Como él, hay cientos o miles para los cuales América no fue hecha. No les queda. Necesitan otras cosas que acá no abundan. Tiempo, digamos: tiempo para socializar, para amigos, para dominó, para fornicar. O calles y barrios y parques y vida urbana más allá de expressways interminables que conectan asentamientos urbanos. O aroma para crear: ese aliento peculiar, envejecido, sucio pero hermoso, que emana de La Habana, de Santiago de Cuba, de Trinidad, sin los cuales un músico o un actor o un pintor pierden demasiada materia de inspiración.
O simplemente prefieren el invento diario a los supermercados siempre abiertos y abastecidos. Existe el derecho a preferir el Mercado de Cuatro Caminos al Publix, estimado lector: hay de todo en la viña del Señor. Existe el humanísimo derecho a querer vivir sin derechos, también.
Pero Miami va apretando demasiados gaznates por estos días, y no solo a Orlando Pazo Toro. Hablo de actores cubanos de carreras extraordinarias oficiando de hazmerreíres en programitas de quinta, o transportando pasajeros en sus autos gracias a una aplicación de teléfono. Hablo de músicos de talento probado cantando en baretos de mala vida y peor muerte a cambio de billetes bajos, espejitos de colores. No, no es fácil.

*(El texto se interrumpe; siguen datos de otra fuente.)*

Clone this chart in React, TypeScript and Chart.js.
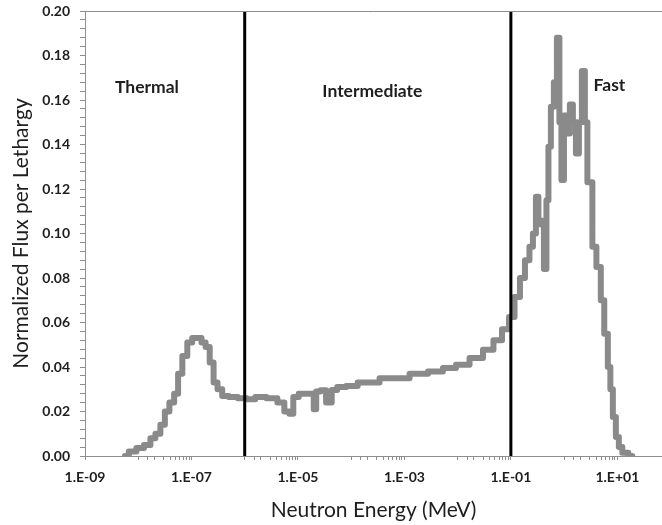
import React, { useEffect, useRef } from 'react';
import { Chart, registerables } from 'chart.js';
Chart.register(...registerables);

// Neutron energy bins (MeV) and normalized flux per lethargy
const energyMeV = [
  5.6e-9, 7.9e-9, 1.08e-8, 1.52e-8, 1.89e-8, 2.34e-8, 2.9e-8, 3.45e-8, 4.3e-8, 5.2e-8,
  6.05e-8, 7.5e-8, 9.3e-8, 1.15e-7, 1.4e-7, 1.7e-7, 2.0e-7, 2.42e-7, 2.8e-7, 3.4e-7,
  4.2e-7, 6.0e-7, 9.2e-7,
  1.3e-6, 1.92e-6, 3.4e-6, 4.97e-6, 6.2e-6, 7.7e-6, 8.7e-6, 1.23e-5, 1.9e-5, 2.07e-5,
  2.35e-5, 3.0e-5, 3.8e-5, 4.9e-5, 6.1e-5, 1.07e-4, 1.64e-4, 2.53e-4, 4.6e-4, 8.1e-4,
  1.93e-3, 4.0e-3, 7.0e-3, 1.24e-2, 2.26e-2, 3.96e-2, 5.6e-2, 8.3e-2, 0.103,
  0.133, 0.165, 0.205, 0.243, 0.277, 0.315, 0.344, 0.39, 0.446, 0.486, 0.53, 0.6,
  0.687, 0.78, 0.853, 0.93, 1.06, 1.2, 1.37, 1.56, 1.78, 2.02, 2.3, 2.62, 2.86, 3.25,
  3.55, 4.6, 5.2, 6.2, 7.1, 7.7, 8.8, 10, 11.4, 13.5, 19.1,
];
const fluxPerLethargy = [
  0.0, 0.002, 0.0036, 0.005, 0.008, 0.010, 0.014, 0.020, 0.024, 0.028,
  0.037, 0.045, 0.051, 0.053, 0.053, 0.051, 0.049, 0.042, 0.033, 0.030,
  0.027, 0.0265, 0.026,
  0.0255, 0.0265, 0.026, 0.024, 0.020, 0.019, 0.0265, 0.028, 0.028, 0.021,
  0.029, 0.0295, 0.024, 0.0297, 0.031, 0.0315, 0.033, 0.033, 0.035, 0.035,
  0.037, 0.038, 0.0395, 0.041, 0.044, 0.0477, 0.052, 0.057, 0.0625,
  0.0715, 0.080, 0.088, 0.094, 0.100, 0.1165, 0.106, 0.104, 0.084, 0.115, 0.139, 0.157,
  0.168, 0.188, 0.150, 0.124, 0.153, 0.145, 0.158, 0.150, 0.136, 0.150, 0.173, 0.150, 0.123, 0.123,
  0.094, 0.085, 0.070, 0.055, 0.040, 0.030, 0.0175, 0.0085, 0.004, 0.0015, 0.0,
];

const boundaryEnergies = [1e-6, 1e-1];
const regionNames = ['Thermal', 'Intermediate', 'Fast'];
const regionEnergy = [1.46e-8, 2.5e-4, 7.1];
const regionFlux = [0.1655, 0.164, 0.1665];

const xMin = 1e-9;
const xMax = 69;
const yMin = 0;
const yMax = 0.2;
const yMinorStep = 0.004;

const AXIS_GRAY = '#8e8e8e';
const TEXT = '#1e1e1e';
const FONT = 'Lato, "Open Sans", sans-serif';

function expInfo(v: number) {
  const l = Math.log10(v);
  const e = Math.floor(l + 1e-9);
  const sig = v / Math.pow(10, e);
  return { e, isPow: Math.abs(sig - 1) < 1e-6 };
}

function fmtExp(e: number) {
  const s = e < 0 ? '-' : '+';
  const a = Math.abs(e);
  return `1.E${s}${a < 10 ? '0' + a : a}`;
}

export default function App() {
  const ref = useRef<HTMLCanvasElement>(null);
  useEffect(() => {
    if (!ref.current) return;
    const curve = energyMeV.map((x, i) => ({ x, y: fluxPerLethargy[i] }));
    const boundarySets = boundaryEnergies.map((e) => ({
      data: [{ x: e, y: yMin }, { x: e, y: yMax }],
      borderColor: '#000000',
      borderWidth: 3,
      pointRadius: 0,
      fill: false,
      tension: 0,
    }));

    const framePlugin = {
      id: 'frameAndLabels',
      afterDraw(chart: any) {
        const { ctx, chartArea, scales } = chart;
        ctx.save();
        ctx.strokeStyle = AXIS_GRAY;
        ctx.lineWidth = 1;
        ctx.beginPath();
        ctx.moveTo(chartArea.left, chartArea.top + 0.5);
        ctx.lineTo(chartArea.right, chartArea.top + 0.5);
        ctx.stroke();
        ctx.fillStyle = TEXT;
        ctx.font = `bold 17.5px ${FONT}`;
        ctx.textAlign = 'center';
        ctx.textBaseline = 'middle';
        regionNames.forEach((name, i) => {
          ctx.fillText(name, scales.x.getPixelForValue(regionEnergy[i]), scales.y.getPixelForValue(regionFlux[i]));
        });
        ctx.restore();
      },
    };

    const chart = new Chart(ref.current, {
      type: 'line',
      data: {
        datasets: [
          ...boundarySets,
          {
            data: curve,
            borderColor: '#8a8a8a',
            borderWidth: 6,
            pointRadius: 0,
            stepped: 'middle',
            fill: false,
            borderJoinStyle: 'round',
            borderCapStyle: 'round',
          },
        ] as any,
      },
      options: {
        animation: false,
        responsive: true,
        maintainAspectRatio: false,
        layout: { padding: { top: 11, left: 0, right: 0, bottom: 0 } },
        plugins: { legend: { display: false }, tooltip: { enabled: false } },
        scales: {
          x: {
            type: 'logarithmic',
            min: xMin,
            max: xMax,
            afterBuildTicks(scale: any) {
              scale.ticks = scale.ticks.filter((t: any) => {
                const { e, isPow } = expInfo(t.value);
                return e % 2 === 0 || isPow;
              });
            },
            afterFit(scale: any) {
              scale.height = 69;
              scale.paddingLeft = 0;
              scale.paddingRight = 0;
            },
            ticks: {
              autoSkip: false,
              maxRotation: 0,
              minRotation: 0,
              padding: 9,
              color: TEXT,
              font: { family: FONT, size: 14, weight: 'bold' },
              callback(value: any) {
                const { e, isPow } = expInfo(Number(value));
                return isPow && Math.abs(e % 2) === 1 ? fmtExp(e) : '';
              },
            },
            grid: {
              drawOnChartArea: false,
              drawTicks: true,
              tickLength: 4,
              color: AXIS_GRAY,
            },
            border: { display: true, color: AXIS_GRAY, width: 1 },
            title: {
              display: true,
              text: 'Neutron Energy (MeV)',
              color: TEXT,
              font: { family: FONT, size: 21, weight: 'normal' },
              padding: { top: 0, bottom: 2 },
            },
          },
          y: {
            type: 'linear',
            min: yMin,
            max: yMax,
            afterFit(scale: any) {
              scale.width = 85;
              scale.paddingTop = 0;
              scale.paddingBottom = 0;
            },
            ticks: {
              stepSize: yMinorStep,
              autoSkip: false,
              padding: 10,
              color: TEXT,
              font: { family: FONT, size: 14, weight: 'bold' },
              callback(value: any) {
                const v = Number(value);
                return Math.abs(v * 50 - Math.round(v * 50)) < 1e-6 ? v.toFixed(2) : '';
              },
            },
            grid: {
              drawOnChartArea: false,
              drawTicks: true,
              tickLength: 5,
              color: AXIS_GRAY,
            },
            border: { display: true, color: AXIS_GRAY, width: 1 },
            title: {
              display: true,
              text: 'Normalized Flux per Lethargy',
              color: TEXT,
              font: { family: FONT, size: 21, weight: 'normal' },
              padding: { top: 9, bottom: 0 },
            },
          },
        },
      } as any,
      plugins: [framePlugin],
    });
    return () => chart.destroy();
  }, []);
  return (
    <div style={{ position: 'absolute', left: 0, top: 0, width: 662, height: 525, background: '#fff' }}>
      <canvas ref={ref} />
    </div>
  );
}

No todos son holgazanes o ladrones o vendedores de leche en polvo o conversadores de todo un día en un parque de provincia. Los hay demasiado estudiados, profesionales, intelectuales, para los que Miami va siendo hostil y cerrera como una parcela que abrió sus brazos felices a seis generaciones necesitadas, pero que por estos días cada vez les quiere menos. Y se ve. No lo oculta.

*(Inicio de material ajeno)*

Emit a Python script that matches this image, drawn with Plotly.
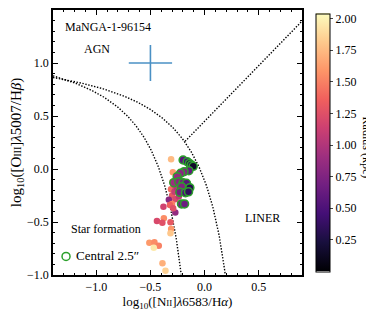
import numpy as np
import plotly.graph_objects as go

# ---- data ----
central_x = [-0.198, -0.160, -0.139, -0.123, -0.105, -0.145, -0.190, -0.222, -0.253, -0.284,
             -0.238, -0.198, -0.167, -0.213, -0.136, -0.228, -0.176, -0.148, -0.213, -0.185]
central_y = [0.085, 0.069, 0.053, 0.038, 0.025, -0.016, -0.025, -0.041, -0.072, -0.129,
             -0.120, -0.130, -0.135, -0.167, -0.176, -0.220, -0.223, -0.215, -0.330, -0.330]
central_r = [0.55, 0.45, 0.20, 0.35, 0.15, 0.60, 0.75, 0.80, 0.85, 0.90,
             0.80, 0.70, 0.55, 0.75, 0.30, 0.70, 0.50, 0.35, 0.70, 0.65]

outer_x = [-0.309, -0.293, -0.296, -0.310, -0.275, -0.300, -0.278, -0.255, -0.330, -0.270,
           -0.238, -0.300, -0.320, -0.380, -0.270, -0.290, -0.376, -0.440, -0.390, -0.315,
           -0.309, -0.315, -0.510, -0.463, -0.423, -0.469, -0.389, -0.361]
outer_y = [0.091, -0.031, -0.120, -0.190, -0.160, -0.250, -0.214, -0.180, -0.290, -0.285,
           -0.260, -0.330, -0.340, -0.355, -0.410, -0.370, -0.465, -0.490, -0.506, -0.503,
           -0.566, -0.607, -0.695, -0.692, -0.723, -0.742, -0.890, -0.959]
outer_r = [1.75, 1.60, 1.55, 1.40, 1.20, 1.30, 1.10, 1.00, 0.80, 1.20,
           1.05, 1.50, 1.35, 1.15, 0.85, 1.25, 1.55, 1.20, 1.25, 1.30,
           1.60, 1.80, 1.60, 1.55, 1.50, 1.95, 1.70, 1.85]

err_x, err_y = [-0.5], [1.0]
err_dx, err_dy = [0.2], [0.17]

cbar_ticks = [0.25, 0.5, 0.75, 1.0, 1.25, 1.5, 1.75, 2.0]
cbar_title = "Radius (kpc)"
x_range = [-1.4, 0.9]
y_range = [-1.0, 1.5]
r_range = [0.0, 2.04]
legend_label = "Central 2.5\u2033"

# ---- demarcation lines (Kauffmann 2003, Kewley 2001, Schawinski 2007) ----
xk = np.linspace(-1.4, -0.216, 300)
yk = 0.61 / (xk - 0.05) + 1.3
xw = np.linspace(-1.4, 0.19, 300)
yw = 0.61 / (xw - 0.47) + 1.19
xl = np.linspace(-0.18, 0.9, 50)
yl = 1.05 * xl + 0.45

FONT = "Liberation Serif, Times New Roman, serif"
fig = go.Figure()
line_style = dict(color="black", width=1.4, dash="1.4px,1.6px")
for lx, ly in [(xk, yk), (xw, yw), (xl, yl)]:
    fig.add_trace(go.Scatter(x=lx, y=ly, mode="lines", line=line_style,
                             showlegend=False, hoverinfo="skip"))

fig.add_trace(go.Scatter(
    x=err_x, y=err_y, mode="markers", marker=dict(size=1, opacity=0),
    error_x=dict(type="data", array=err_dx, width=0, thickness=1.6, color="#4a90c4"),
    error_y=dict(type="data", array=err_dy, width=0, thickness=1.6, color="#4a90c4"),
    showlegend=False))

mk_common = dict(colorscale="Magma", cmin=r_range[0], cmax=r_range[1])
fig.add_trace(go.Scatter(
    x=outer_x, y=outer_y, mode="markers", showlegend=False,
    marker=dict(size=6.5, color=outer_r, line=dict(width=0), **mk_common,
                colorbar=dict(
                    x=1.056, xanchor="left", xpad=0, y=0.5, yanchor="middle", ypad=0,
                    len=0.975, thickness=14, outlinewidth=1, outlinecolor="black",
                    tickvals=cbar_ticks, tickformat=".2f", ticks="outside", ticklen=3,
                    tickfont=dict(family=FONT, size=12, color="black"))),
))
fig.add_trace(go.Scatter(
    x=central_x, y=central_y, mode="markers", showlegend=False,
    marker=dict(size=8, color=central_r, line=dict(width=1.5, color="#2ca02c"), **mk_common),
))
fig.add_trace(go.Scatter(
    x=[None], y=[None], mode="markers", name=" ",
    marker=dict(symbol="circle-open", size=8, color="#2ca02c", line=dict(width=1.5)),
))

ann_font = dict(family=FONT, size=12, color="black")
for txt, ax_, ay_ in [("MaNGA-1-96154", -1.306, 1.34), ("AGN", -1.13, 1.13),
                      ("Star formation", -1.25, -0.566), ("LINER", 0.352, -0.462)]:
    fig.add_annotation(x=ax_, y=ay_, text=txt, showarrow=False, xanchor="left",
                       yanchor="middle", font=ann_font)
fig.add_annotation(x=-1.21, y=-0.82, text=legend_label, showarrow=False, xanchor="left",
                   yanchor="middle", font=dict(family=FONT, size=13, color="black"))
fig.add_annotation(xref="paper", yref="paper", x=1.262, y=0.48, text=cbar_title,
                   textangle=90, showarrow=False, xanchor="center", yanchor="middle",
                   font=dict(family=FONT, size=12, color="black"))

axis_common = dict(showline=True, linecolor="black", linewidth=1.5, mirror="ticks",
                   ticks="inside", ticklen=5, tickcolor="black", tickwidth=1,
                   showgrid=False, zeroline=False,
                   minor=dict(ticks="inside", ticklen=2.5, dtick=0.1, tickcolor="black"),
                   tickfont=dict(family=FONT, size=12, color="black"))
fig.update_xaxes(range=x_range, dtick=0.5, tick0=0, tickformat=".1f",
                 title=dict(text="log<sub>10</sub>([N<span style='font-size:9px'>II</span>]<i>λ</i>6583/H<i>α</i>)",
                            font=dict(family=FONT, size=13, color="black"), standoff=2),
                 **axis_common)
fig.update_yaxes(range=y_range, dtick=0.5, tick0=0, tickformat=".1f",
                 title=dict(text="log<sub>10</sub>([O<span style='font-size:10px'>III</span>]<i>λ</i>5007/H<i>β</i>)",
                            font=dict(family=FONT, size=15, color="black"), standoff=2),
                 **axis_common)

# the page body adds an 8px offset, so the figure is 8px smaller in each direction
fig.update_layout(
    width=366, height=307, margin=dict(l=45, r=72, t=2, b=40, autoexpand=False),
    paper_bgcolor="white", plot_bgcolor="white",
    font=dict(family=FONT, color="black"),
    legend=dict(x=-0.028, y=0.07, xanchor="left", yanchor="middle",
                bgcolor="rgba(0,0,0,0)", font=dict(family=FONT, size=13, color="black"),
                itemwidth=30, tracegroupgap=0),
)
fig.write_html("out.html")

Las cifras de repatriación son infladas, qué duda cabe. De las 25 mil 176 personas que refiere la Oficina Nacional de Estadísticas e Información (ONEI) como repatriados entre 2016 y 2017, me atrevo a aventurar que solo un porciento estrecho se ha regresado a vivir en la isla de verdad. El resto se regresa apenas el derecho de cubanía al bolsillo, y si puede lucra y salva unos ahorritos.
Pero un porciento, cualquiera que sea, de 25 mil personas en solo dos años es una muestra innegable: los tiempos en que emigrarse a Miami equivalía a prosperidad, a mejora, a salto en calidad de vida, han ido palideciendo con los años. No alcanza con querer trabajar o poner ganas y talentos sobre la mesa. A veces simplemente no alcanza, y querer negarlo es de obtuso.
Que el inadaptado Orlando Pazo Toro se vuelva a Holguín con los $11 mil que dice atesorar en Wells Fargo. Desde Kendall, mi barrio de emigrado convencido, yo no le desearé buenaventura o malaventura, solo que sea cual sea su decisión la tome rápido. Es lo mejor para la búsqueda de felicidad individual.
Pero que nadie olvide el carácter dúctil y reversible de las decisiones. Y que no todos los hombros sirven para todos los puertos. Y que Miami es cada vez menos country for old men o, incluso, para working men. Que se vayan de Miami todos los que quieran, pero que Miami se nos regrese al resto, los que nos quedamos. Las pujantes comunidades cubanas de Houston (Texas), Louisville (Kentucky) o Indianapolis (Indiana) nos mandan un mensaje evidente e insisten en que no lo olvidemos.